What do you mean by a “slackline”? This is a term I’ve never heard before.
Slackline is kind of like a tightrope, but… slack. hehe
My friends did it for fun in school, they’d take like a strap puller (come-along for us southerners) and tighten it between two trees. It’s fairly tight, but it bows a great deal under the walkers weight. It’s good fun until you fall off with one leg on either side, because it snaps back up as you’re racking yourself on it.
My goals are to make time to 1) get my photography portfolio/website/5year plan done, 2) get my ’53 belair on the road again, and 3) finally meet you and Zack (because you guys just seem like some seriously chill/fun people to hang out with).
I have one word for this: YES. Yes to it all… Keep me posted!
Kristen,
Darling. That was 8 words.
Heh heh.
Ha! I thought about that when I wrote it. But there was just SO MUCH YES that I couldn’t just stop with one. :O)
I simply must learn to say no, and leave more time for my passion (photography) and myself. Even though my last child at home is 16 and a junior in high school, I feel as busy as ever. It’s good and useful things, things I enjoy, but finding myself almost as exhausted in the mornings as the night before – day in and day out – wears me thin (not physically of course :-/ ) and cloaks my creativity in a shadow just out of reach…
Oh my friend, I hear you. I do, I do. It sounds like you are due for some pruning. There may be a lot going on, a lot of “volume” as it were, but nothing flowering. I would humbly submit that you pare back. Make a list and cross off everything that you don’t HAVE to do.
I want to learn to brave and take the risk to that may lead to failure [or success!], instead of staying in the save comfort zone. But not sure how to take the first step.
M,
I’m not sure what risk you’re wanting to take or what your first step may be. However, I can tell you this, and I learned this the very very very very very hard way. Every decision that I’ve made in this life that I have regretted have been the ones I made when I was worried about what other people were going to think of me. Once one gets that notion/fear out of the way, making the first step is always easier.

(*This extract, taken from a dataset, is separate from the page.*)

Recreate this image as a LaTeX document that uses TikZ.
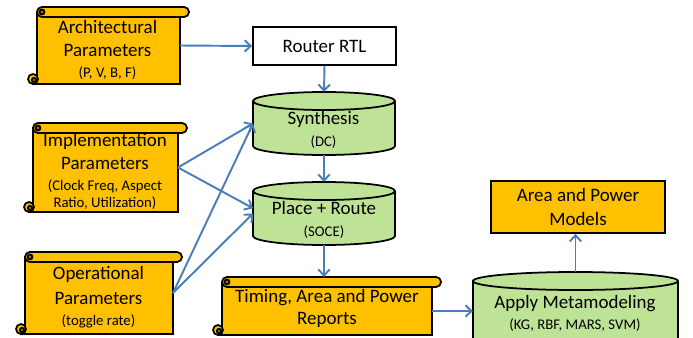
\documentclass[tikz,border=0pt]{standalone}
\usepackage{fontspec}
\setmainfont{Carlito}
\usetikzlibrary{arrows.meta}

\newcommand{\px}{0.02cm}
\newcommand{\bigtxt}{\fontsize{10.8}{13}\selectfont}
\newcommand{\smalltxt}{\fontsize{8.4}{10}\selectfont}
\definecolor{scrollgold}{RGB}{255,192,0}
\definecolor{cylgreen}{RGB}{190,227,150}
\definecolor{flowblue}{RGB}{74,126,187}

\tikzset{
  outline/.style={draw=black, line width=1pt},
  flow/.style={draw=flowblue, line width=1.1pt, -{Straight Barb[length=3.5pt,width=6.5pt]}},
  area/.style={inner sep=0pt, outer sep=0pt},
  boxtext/.style={align=center, font=\bigtxt, inner sep=0pt},
  plainbox/.style={outline, align=center, font=\bigtxt, inner sep=0pt},
}

% scroll: left, top, right, bottom
\newcommand{\scrollshape}[4]{%
  \filldraw[outline, fill=scrollgold] (#1,#2+5) -- (#3,#2+5) -- (#3,#4) -- (#1-4,#4) -- (#1-4,#4-5) -- (#1,#4-5) -- cycle;
  \filldraw[outline, fill=scrollgold] (#1-4,#4-5) circle[radius=5];
  \filldraw[outline, fill=scrollgold, rounded corners=2.8pt] (#1,#2) rectangle (#3+9,#2+10);
  \filldraw[outline, fill=scrollgold!60!black] (#1+5,#2+5) circle[radius=2.5];
  \filldraw[outline, fill=scrollgold!60!black] (#1-3,#4-4) circle[radius=2.2];
}

% cylinder: centre x, top, bottom, half width
\newcommand{\cylshape}[4]{%
  \filldraw[outline, fill=cylgreen] (#1-#4,#2+9) -- (#1-#4,#3-9)
    arc[start angle=180, end angle=0, x radius=#4, y radius=9] -- (#1+#4,#2+9)
    arc[start angle=0, end angle=-180, x radius=#4, y radius=9] -- cycle;
  \draw[outline] (#1-#4,#2+9) arc[start angle=180, end angle=0, x radius=#4, y radius=9];
}

\begin{document}
\begin{tikzpicture}[x=\px, y=-\px]
  \useasboundingbox (0,0) rectangle (693,338);
  \clip (0,0) rectangle (693,338);

  % shapes
  \scrollshape{37}{7}{180}{84}
  \scrollshape{33}{123}{178}{212}
  \scrollshape{25}{252}{173}{334}
  \scrollshape{222}{277}{432}{335}
  \cylshape{324}{92}{155}{71}
  \cylshape{324}{182}{245}{71}
  \cylshape{575.5}{272}{350}{102.5}

  % frames
  \node[area, minimum width=143*\px, minimum height=77*\px] (arch) at (108.5,45.5) {};
  \node[area, minimum width=145*\px, minimum height=89*\px] (impl) at (105.5,167.5) {};
  \node[area, minimum width=148*\px, minimum height=82*\px] (oper) at (99,293) {};
  \node[area, minimum width=210*\px, minimum height=58*\px] (timing) at (327,306) {};
  \node[area, minimum width=142*\px, minimum height=63*\px] (synth) at (324,123.5) {};
  \node[area, minimum width=142*\px, minimum height=63*\px] (place) at (324,213.5) {};
  \node[area, minimum width=205*\px, minimum height=78*\px] (apply) at (575.5,311) {};

  % boxes
  \node[plainbox, fill=white, minimum width=143*\px, minimum height=38*\px] (router) at (324.5,46) {Router RTL};
  \node[plainbox, fill=scrollgold, minimum width=174*\px, minimum height=52*\px] (models) at (578,207) {Area and Power\\[0.6pt]Models};

  % texts
  \node[boxtext] (archtext) at (107.5,50) {Architectural\\Parameters\\[-1.1pt]{\smalltxt (P, V, B, F)}};
  \node[boxtext] (impltext) at (105,171.5) {Implementation\\Parameters\\[-1.1pt]{\smalltxt (Clock Freq, Aspect}\\[-3.4pt]{\smalltxt Ratio, Utilization)}};
  \node[boxtext] (opertext) at (98.5,297) {Operational\\[1.2pt]Parameters\\[-1.1pt]{\smalltxt (toggle rate)}};
  \node[boxtext] (timingtext) at (327,308) {Timing, Area and Power\\[-0.5pt]Reports};
  \node[boxtext] (synthtext) at (323.5,130) {Synthesis\\[-0.5pt]{\smalltxt (DC)}};
  \node[boxtext] (placetext) at (324,220) {Place + Route\\[-0.5pt]{\smalltxt (SOCE)}};
  \node[boxtext] (applytext) at (575,313.5) {Apply Metamodeling\\[-1.1pt]{\smalltxt (KG, RBF, MARS, SVM)}};

  % connectors
  \draw[flow] (arch.east) -- (router.west);
  \draw[flow] (router.south) -- (synth.north);
  \draw[flow] (synth.south) -- (place.north);
  \draw[flow] (place.south) -- (place.south |- timing.north);
  \draw[flow] (impl.east) -- (synth.west);
  \draw[flow] (impl.east) -- ([yshift=3pt]place.west);
  \draw[flow] (oper.east) -- (synth.west);
  \draw[flow] (oper.east) -- (place.west);
  \draw[flow] (apply.west -| timing.east) -- (apply.west);
  \draw[flow] (apply.north) -- (apply.north |- models.south);
\end{tikzpicture}
\end{document}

During all those years of experimentation and research, I never once made a discovery. All my work was deductive, and the results I achieved were those of invention, pure and simple. I would construct a theory and work on its lines until I found it was untenable. Then it would be discarded at once and another theory evolved. This was the only possible way for me to work out the problem. … I speak without exaggeration when I say that I have constructed 3,000 different theories in connection with the electric light, each one of them reasonable and apparently likely to be true. Yet only in two cases did my experiments prove the truth of my theory. My chief difficulty was in constructing the carbon filament. . . . Every quarter of the globe was ransacked by my agents, and all sorts of the queerest materials used, until finally the shred of bamboo, now utilized by us, was settled upon.
-Thomas Edison
You must create this retreat– it resonates with me- and I know you will – You are meant to create it.